Default occurred as set forth in a Notice of Default and Election to Sell which was recorded in the Office of the Recorder of said County, and such default still existed at the time of sale.
All requirements of law regarding the mailing of copies of notices or the publication of a copy of the Notice of Default or the personal delivery of the copy of the Notice of Default and the posting and publication of copies of the Notice of a Sale have been complied with. EMPHASIS ADDED.

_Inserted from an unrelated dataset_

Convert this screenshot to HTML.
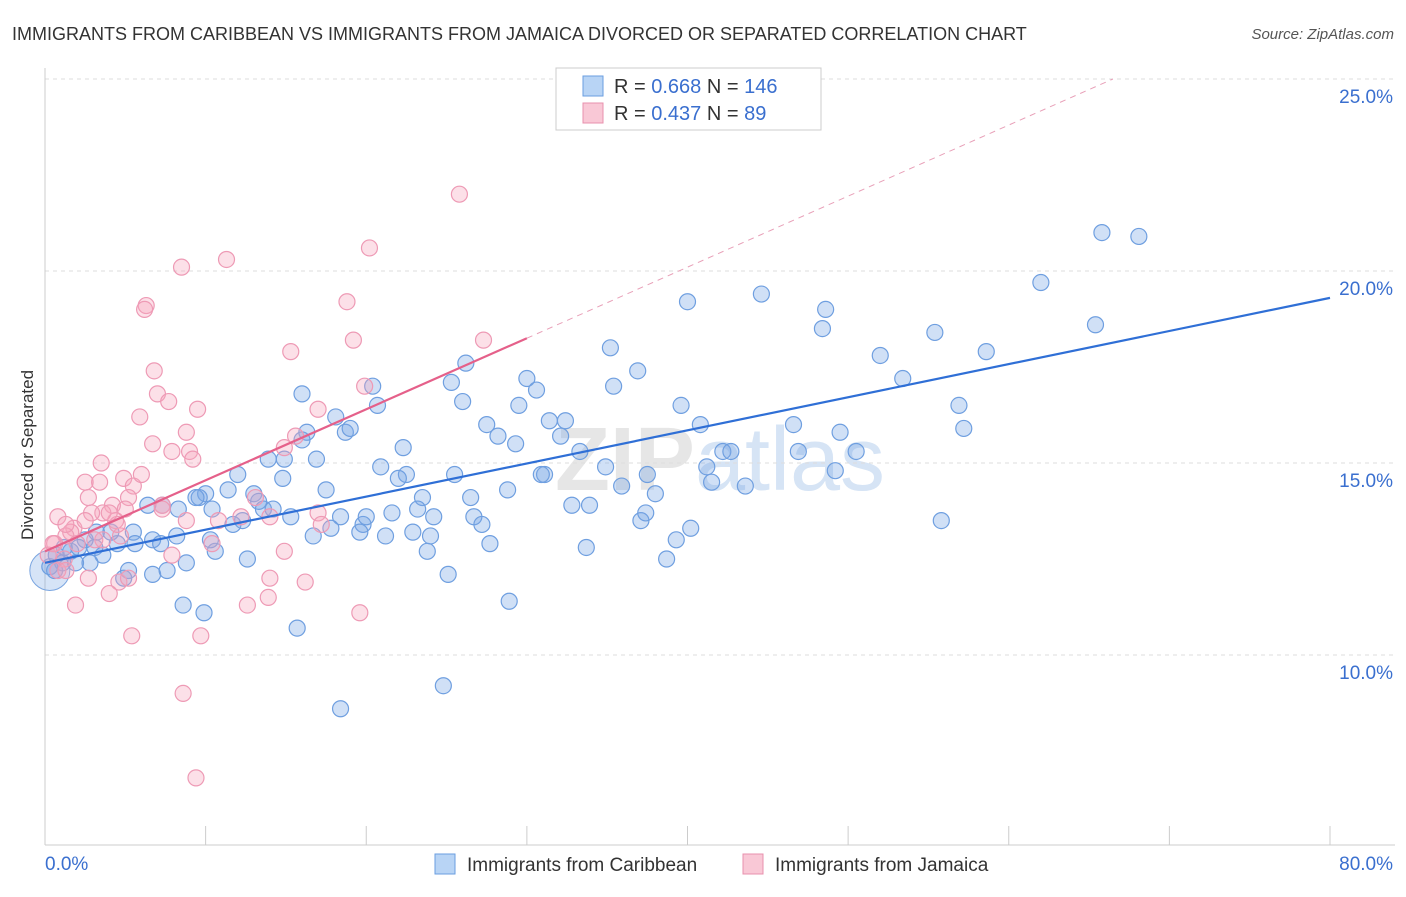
<!DOCTYPE html>
<html><head><meta charset="utf-8"><style>
body{margin:0;background:#fff;font-family:"Liberation Sans",sans-serif}
svg text{font-family:"Liberation Sans",sans-serif}
</style></head><body>
<svg width="1406" height="892" viewBox="0 0 1406 892">
<text x="12" y="40" font-size="18" fill="#333">IMMIGRANTS FROM CARIBBEAN VS IMMIGRANTS FROM JAMAICA DIVORCED OR SEPARATED CORRELATION CHART</text>
<text x="1394" y="39" font-size="15" fill="#555" font-style="italic" text-anchor="end">Source: ZipAtlas.com</text>
<text x="720" y="490" font-size="90" fill="#e6e6e6" text-anchor="middle" font-weight="bold">ZIP<tspan fill="#d6e4f5" font-weight="normal">atlas</tspan></text>
<g id="grid"></g><g id="axes"></g><g id="pts"></g><g id="lines"></g>
<text transform="translate(33,455) rotate(-90)" font-size="17" fill="#333" text-anchor="middle">Divorced or Separated</text>
<g>
<rect x="556" y="68" width="265" height="62" fill="#fff" stroke="#ccc"/>
<rect x="583" y="76" width="20" height="20" fill="#b8d4f5" stroke="#6a9ee0"/>
<rect x="583" y="103" width="20" height="20" fill="#f9c8d6" stroke="#e890ad"/>
<text x="614" y="93" font-size="20" fill="#333">R = <tspan fill="#3a6fcf">0.668</tspan>   N = <tspan fill="#3a6fcf">146</tspan></text>
<text x="614" y="120" font-size="20" fill="#333">R = <tspan fill="#3a6fcf">0.437</tspan>   N =   <tspan fill="#3a6fcf">89</tspan></text>
</g>
<g><rect x="435" y="854" width="20" height="20" fill="#b8d4f5" stroke="#6a9ee0"/><text x="467" y="871" font-size="19" fill="#333">Immigrants from Caribbean</text></g>
<g><rect x="743" y="854" width="20" height="20" fill="#f9c8d6" stroke="#e890ad"/><text x="775" y="871" font-size="19" fill="#333">Immigrants from Jamaica</text></g>
</svg>
<script>
const yTicks=[10,15,20,25];
const xTicks=[0,10,20,30,40,50,60,70,80];
const blueX=[65.8,68.1,62.0,65.4,40.0,44.6,48.6,48.4,55.4,58.6,52.0,53.4,35.2,26.2,25.3,20.4,30.0,30.6,36.9,35.4,26.0,29.5,20.7,18.1,39.6,56.9,46.6,40.8,57.2,49.5,46.9,50.5,27.5,28.2,29.3,31.4,32.4,32.1,33.3,18.7,19.0,16.0,16.3,22.3,20.9,22.5,22.0,25.5,34.9,37.5,31.1,30.9,41.2,42.2,42.7,49.2,41.5,43.6,35.9,38.0,28.8,26.5,32.8,33.9,23.5,21.6,23.2,24.2,26.7,27.2,19.8,20.0,18.4,19.6,17.8,16.7,21.2,22.9,24.0,23.8,27.7,37.1,37.4,40.2,39.3,55.8,33.7,38.7,25.1,28.9,15.7,24.8,18.4,12.0,11.4,13.0,13.3,13.6,14.2,12.3,11.7,10.4,10.0,9.6,9.4,8.3,7.3,8.2,6.7,5.5,5.6,4.5,4.1,3.2,3.1,3.6,2.8,5.2,6.7,4.9,7.6,8.8,10.6,12.6,10.3,8.6,9.9,14.9,16.0,16.9,17.5,13.9,14.8,15.3,0.7,1.1,1.6,1.9,2.5,0.3,0.6,1.2,2.1,6.4,7.2];
const blueY=[21.0,20.9,19.7,18.6,19.2,19.4,19.0,18.5,18.4,17.9,17.8,17.2,18.0,17.6,17.1,17.0,17.2,16.9,17.4,17.0,16.6,16.5,16.5,16.2,16.5,16.5,16.0,16.0,15.9,15.8,15.3,15.3,16.0,15.7,15.5,16.1,16.1,15.7,15.3,15.8,15.9,16.8,15.8,15.4,14.9,14.7,14.6,14.7,14.9,14.7,14.7,14.7,14.9,15.3,15.3,14.8,14.5,14.4,14.4,14.2,14.3,14.1,13.9,13.9,14.1,13.7,13.8,13.6,13.6,13.4,13.4,13.6,13.6,13.2,13.3,13.1,13.1,13.2,13.1,12.7,12.9,13.5,13.7,13.3,13.0,13.5,12.8,12.5,12.1,11.4,10.7,9.2,8.6,14.7,14.3,14.2,14.0,13.8,13.8,13.5,13.4,13.8,14.2,14.1,14.1,13.8,13.9,13.1,13.0,13.2,12.9,12.9,13.2,13.2,12.8,12.6,12.4,12.2,12.1,12.0,12.2,12.4,12.7,12.5,13.0,11.3,11.1,15.1,15.6,15.1,14.3,15.1,14.6,13.6,12.6,12.4,12.7,12.4,13.0,12.3,12.2,12.8,12.8,13.9,12.9];
const pinkX=[25.8,20.2,11.3,8.5,6.3,6.2,18.8,19.2,27.3,15.3,6.8,7.0,7.7,9.5,5.9,17.0,19.9,8.8,6.7,7.9,9.0,9.2,3.5,14.9,15.6,4.9,5.5,6.0,2.5,3.4,2.7,5.2,7.3,7.3,4.2,5.0,4.4,3.6,2.9,1.8,2.5,1.6,0.8,1.3,0.6,2.0,1.2,0.8,3.6,4.7,7.9,8.8,10.4,10.8,12.2,14.0,17.0,17.2,13.1,2.7,4.6,1.9,4.0,5.2,14.0,16.2,14.9,12.6,13.9,19.6,5.4,9.7,8.6,9.4,1.3,0.2,0.5,3.1,1.3,4.5,4.0];
const pinkY=[22.0,20.6,20.3,20.1,19.1,19.0,19.2,18.2,18.2,17.9,17.4,16.8,16.6,16.4,16.2,16.4,17.0,15.8,15.5,15.3,15.3,15.1,15.0,15.4,15.7,14.6,14.4,14.7,14.5,14.5,14.1,14.1,13.9,13.8,13.9,13.8,13.5,13.7,13.7,13.3,13.5,13.2,13.6,13.1,12.9,12.9,12.5,12.2,13.0,13.1,12.6,13.5,12.9,13.5,13.6,13.6,13.7,13.4,14.1,12.0,11.9,11.3,11.6,12.0,12.0,11.9,12.7,11.3,11.5,11.1,10.5,10.5,9.0,6.8,12.2,12.6,12.9,13.0,13.4,13.4,13.7];
const blueFit=[12.4,19.3]; // y at x=0 and x=80
const pinkFit=[12.7,18.25]; // y at x=0 and x=30
const NS="http://www.w3.org/2000/svg";
const X=v=>45+v*(1285/80), Y=v=>79+(25-v)*38.4;
function mk(t,a,p){const e=document.createElementNS(NS,t);for(const k in a)e.setAttribute(k,a[k]);document.getElementById(p).appendChild(e);return e;}
yTicks.forEach(t=>{const l=mk('line',{x1:45,x2:1395,y1:Y(t),y2:Y(t),stroke:'#ddd','stroke-dasharray':'4,4'},'grid');


const tx=mk('text',{x:1393,y:Y(t)+24,'font-size':19,fill:'#3a6fcf','text-anchor':'end'},'grid');tx.textContent=t.toFixed(1)+'%';

});
mk('line',{x1:45,x2:45,y1:68,y2:845,stroke:'#ccc'},'axes');
mk('line',{x1:45,x2:1395,y1:845,y2:845,stroke:'#ccc'},'axes');
xTicks.forEach((t,i)=>{const l=mk('line',{x1:X(t),x2:X(t),y1:826,y2:845,stroke:'#ccc'},'axes');

});
[[0,'start',45],[80,'end',1393]].forEach(([t,a,x])=>{const tx=mk('text',{x:x,y:870,'font-size':19,fill:'#3a6fcf','text-anchor':a},'axes');tx.textContent=t.toFixed(1)+'%';

});
const big=mk('circle',{cx:X(0.3),cy:Y(12.2),r:20,fill:'rgba(120,165,230,0.3)',stroke:'#7aa5e0'},'pts');


blueX.forEach((x,i)=>{const c=mk('circle',{cx:X(x),cy:Y(blueY[i]),r:8,fill:'rgba(120,165,230,0.35)',stroke:'#6f9fe0','stroke-width':1.2},'pts');

});
pinkX.forEach((x,i)=>{const c=mk('circle',{cx:X(x),cy:Y(pinkY[i]),r:8,fill:'rgba(245,165,190,0.35)',stroke:'#ee9ab5','stroke-width':1.2},'pts');

});
const bl=mk('line',{x1:X(0),y1:Y(blueFit[0]),x2:X(80),y2:Y(blueFit[1]),stroke:'#2f6fd6','stroke-width':2.2},'lines');


const slope=(pinkFit[1]-pinkFit[0])/30;
const xe=(25-pinkFit[0])/slope;
const pd=mk('line',{x1:X(30),y1:Y(pinkFit[1]),x2:X(xe),y2:Y(25),stroke:'#e8a0b8','stroke-width':1,'stroke-dasharray':'6,5'},'lines');


const pl=mk('line',{x1:X(0),y1:Y(pinkFit[0]),x2:X(30),y2:Y(pinkFit[1]),stroke:'#e5608a','stroke-width':2.2},'lines');


</script>
</body></html>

The Trustee recital above is not conclusive proof of Compliance with Civil Code Section 2923.5 which is not mentioned in the above recital. The above recital is only conclusive evidence that mailing, posting, and publication of Noticed were done as required by law. It does not state that the Declaration required by Civil Code 2923.5 was attached to the Notice of Sale as required by law and since no such recital was made, the foreclosure is completely void, not voidable which relieves Plaintiff of the requirement to do equity before the Sale will be set aside because no valid sale ever took place to set aside as it was void ab initio.